[Work to complete] Nothing outside the range from the line with "Output the component" to the line with "import * as" belongs in the copy, and no pictures do either; repeat that range exactly.

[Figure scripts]
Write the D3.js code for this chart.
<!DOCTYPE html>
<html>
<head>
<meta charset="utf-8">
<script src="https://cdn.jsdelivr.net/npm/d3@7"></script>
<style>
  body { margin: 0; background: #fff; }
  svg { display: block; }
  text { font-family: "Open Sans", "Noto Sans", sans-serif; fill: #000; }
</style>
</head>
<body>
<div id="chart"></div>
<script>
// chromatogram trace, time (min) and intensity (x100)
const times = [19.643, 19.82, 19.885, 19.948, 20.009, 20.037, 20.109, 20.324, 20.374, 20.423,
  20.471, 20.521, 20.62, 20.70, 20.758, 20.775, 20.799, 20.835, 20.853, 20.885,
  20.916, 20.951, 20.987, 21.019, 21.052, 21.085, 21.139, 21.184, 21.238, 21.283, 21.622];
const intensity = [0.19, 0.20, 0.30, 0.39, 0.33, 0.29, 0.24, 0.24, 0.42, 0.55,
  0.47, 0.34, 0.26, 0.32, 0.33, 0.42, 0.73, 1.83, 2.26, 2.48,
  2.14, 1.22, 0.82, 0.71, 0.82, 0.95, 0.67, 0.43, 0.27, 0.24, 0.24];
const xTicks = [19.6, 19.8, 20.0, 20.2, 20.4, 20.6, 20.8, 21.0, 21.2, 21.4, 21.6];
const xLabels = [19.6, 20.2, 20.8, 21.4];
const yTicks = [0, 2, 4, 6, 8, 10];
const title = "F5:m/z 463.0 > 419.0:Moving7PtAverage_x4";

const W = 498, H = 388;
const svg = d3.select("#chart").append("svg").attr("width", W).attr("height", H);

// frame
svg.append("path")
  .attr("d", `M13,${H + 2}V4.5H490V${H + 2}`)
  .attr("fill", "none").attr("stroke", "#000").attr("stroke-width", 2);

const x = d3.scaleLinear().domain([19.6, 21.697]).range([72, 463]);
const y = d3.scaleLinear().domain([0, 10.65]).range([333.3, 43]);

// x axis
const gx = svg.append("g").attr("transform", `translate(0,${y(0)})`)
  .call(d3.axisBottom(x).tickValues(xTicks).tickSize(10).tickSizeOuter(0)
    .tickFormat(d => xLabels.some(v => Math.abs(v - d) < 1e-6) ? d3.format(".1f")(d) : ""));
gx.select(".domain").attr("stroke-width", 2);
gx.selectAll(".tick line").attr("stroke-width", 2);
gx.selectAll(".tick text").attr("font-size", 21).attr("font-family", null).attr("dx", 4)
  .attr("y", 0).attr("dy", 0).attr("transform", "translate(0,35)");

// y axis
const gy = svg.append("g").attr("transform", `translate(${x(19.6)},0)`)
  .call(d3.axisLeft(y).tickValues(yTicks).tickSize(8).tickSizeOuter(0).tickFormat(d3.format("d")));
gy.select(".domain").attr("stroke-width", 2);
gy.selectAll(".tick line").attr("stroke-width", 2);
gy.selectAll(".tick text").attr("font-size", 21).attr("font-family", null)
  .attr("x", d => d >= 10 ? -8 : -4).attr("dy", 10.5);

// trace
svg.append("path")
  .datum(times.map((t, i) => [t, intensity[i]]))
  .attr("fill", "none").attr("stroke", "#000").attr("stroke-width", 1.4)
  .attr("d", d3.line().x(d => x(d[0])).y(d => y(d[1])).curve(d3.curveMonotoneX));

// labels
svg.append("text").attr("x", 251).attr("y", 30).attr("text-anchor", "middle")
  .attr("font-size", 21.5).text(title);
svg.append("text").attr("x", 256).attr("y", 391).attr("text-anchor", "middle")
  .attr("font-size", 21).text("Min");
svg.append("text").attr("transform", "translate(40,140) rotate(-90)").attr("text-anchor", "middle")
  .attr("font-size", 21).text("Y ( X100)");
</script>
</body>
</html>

* * *

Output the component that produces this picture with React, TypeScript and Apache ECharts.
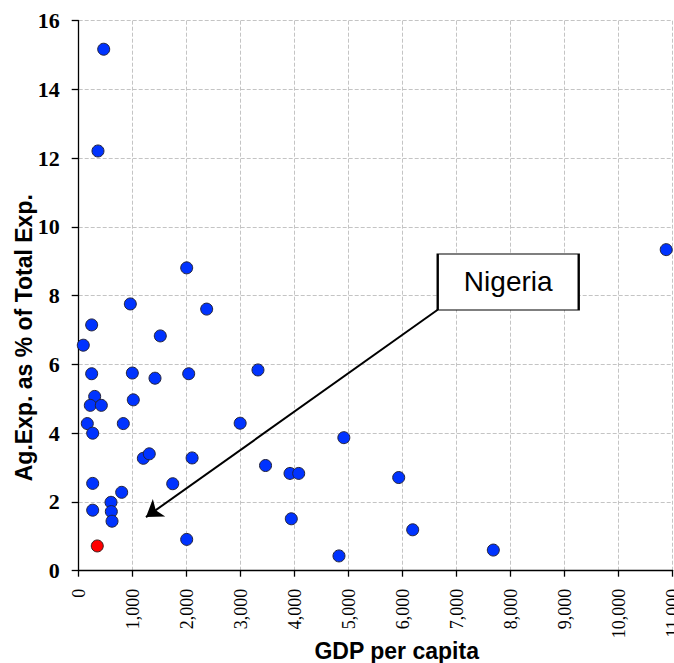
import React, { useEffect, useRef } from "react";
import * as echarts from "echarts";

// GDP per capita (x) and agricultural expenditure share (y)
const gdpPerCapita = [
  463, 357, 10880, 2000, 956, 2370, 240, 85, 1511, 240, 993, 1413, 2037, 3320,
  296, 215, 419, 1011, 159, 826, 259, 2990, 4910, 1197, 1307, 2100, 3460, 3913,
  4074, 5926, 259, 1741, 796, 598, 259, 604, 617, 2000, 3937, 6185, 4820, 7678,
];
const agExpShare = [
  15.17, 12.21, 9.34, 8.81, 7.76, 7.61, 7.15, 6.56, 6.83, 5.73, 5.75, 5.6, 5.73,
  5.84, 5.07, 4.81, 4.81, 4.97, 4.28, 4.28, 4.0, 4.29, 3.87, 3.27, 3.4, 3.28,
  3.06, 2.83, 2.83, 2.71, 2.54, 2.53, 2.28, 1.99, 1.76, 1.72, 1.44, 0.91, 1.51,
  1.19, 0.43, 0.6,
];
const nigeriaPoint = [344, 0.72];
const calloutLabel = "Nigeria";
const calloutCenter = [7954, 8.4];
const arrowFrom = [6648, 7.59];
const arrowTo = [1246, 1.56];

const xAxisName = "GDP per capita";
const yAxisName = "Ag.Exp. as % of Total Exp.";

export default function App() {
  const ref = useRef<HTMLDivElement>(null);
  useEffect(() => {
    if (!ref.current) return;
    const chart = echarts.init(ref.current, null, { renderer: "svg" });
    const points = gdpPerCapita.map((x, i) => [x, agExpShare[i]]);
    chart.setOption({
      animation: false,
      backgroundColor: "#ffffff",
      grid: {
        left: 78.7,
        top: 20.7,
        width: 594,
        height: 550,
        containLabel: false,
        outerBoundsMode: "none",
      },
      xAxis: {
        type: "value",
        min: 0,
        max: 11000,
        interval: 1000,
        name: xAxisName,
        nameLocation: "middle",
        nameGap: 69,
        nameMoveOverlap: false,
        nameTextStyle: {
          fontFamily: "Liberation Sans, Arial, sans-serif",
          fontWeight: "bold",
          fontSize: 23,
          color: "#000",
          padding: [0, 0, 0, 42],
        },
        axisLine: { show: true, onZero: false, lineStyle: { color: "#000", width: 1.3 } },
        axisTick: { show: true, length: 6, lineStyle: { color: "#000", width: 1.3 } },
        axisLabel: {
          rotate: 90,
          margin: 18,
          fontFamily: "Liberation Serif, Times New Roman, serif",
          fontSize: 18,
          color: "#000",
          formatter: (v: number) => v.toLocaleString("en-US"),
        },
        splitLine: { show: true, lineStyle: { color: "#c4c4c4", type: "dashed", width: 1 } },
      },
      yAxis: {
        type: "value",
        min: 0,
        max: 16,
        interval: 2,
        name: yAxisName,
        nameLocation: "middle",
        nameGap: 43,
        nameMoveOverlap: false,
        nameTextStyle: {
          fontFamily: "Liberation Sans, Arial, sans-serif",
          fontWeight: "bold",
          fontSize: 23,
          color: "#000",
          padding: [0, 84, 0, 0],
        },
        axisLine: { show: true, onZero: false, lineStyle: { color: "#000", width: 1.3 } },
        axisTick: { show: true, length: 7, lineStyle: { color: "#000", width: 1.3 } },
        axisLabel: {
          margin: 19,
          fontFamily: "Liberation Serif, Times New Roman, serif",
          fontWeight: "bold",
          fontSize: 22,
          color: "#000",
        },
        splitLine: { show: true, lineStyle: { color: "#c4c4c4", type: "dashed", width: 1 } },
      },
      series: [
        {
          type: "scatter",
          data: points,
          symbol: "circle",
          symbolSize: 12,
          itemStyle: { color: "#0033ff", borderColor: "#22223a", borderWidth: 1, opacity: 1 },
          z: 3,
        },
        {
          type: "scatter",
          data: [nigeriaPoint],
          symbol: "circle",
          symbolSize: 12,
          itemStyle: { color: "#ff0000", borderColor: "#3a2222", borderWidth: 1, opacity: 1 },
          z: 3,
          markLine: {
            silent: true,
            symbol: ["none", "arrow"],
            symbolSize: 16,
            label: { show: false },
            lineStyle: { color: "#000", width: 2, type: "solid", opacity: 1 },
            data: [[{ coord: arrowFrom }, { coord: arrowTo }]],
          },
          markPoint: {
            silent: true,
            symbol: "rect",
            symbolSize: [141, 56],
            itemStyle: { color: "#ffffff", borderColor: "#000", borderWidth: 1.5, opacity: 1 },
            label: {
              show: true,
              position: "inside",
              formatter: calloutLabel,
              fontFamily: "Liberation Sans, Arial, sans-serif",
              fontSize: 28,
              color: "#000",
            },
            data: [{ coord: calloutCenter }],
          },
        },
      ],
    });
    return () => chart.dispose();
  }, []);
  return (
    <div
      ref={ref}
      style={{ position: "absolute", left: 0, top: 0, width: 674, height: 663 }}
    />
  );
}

[Exercise answer]
Output the component that produces this picture with React, TypeScript and Apache ECharts.
import React, { useEffect, useRef } from "react";
import * as echarts from "echarts";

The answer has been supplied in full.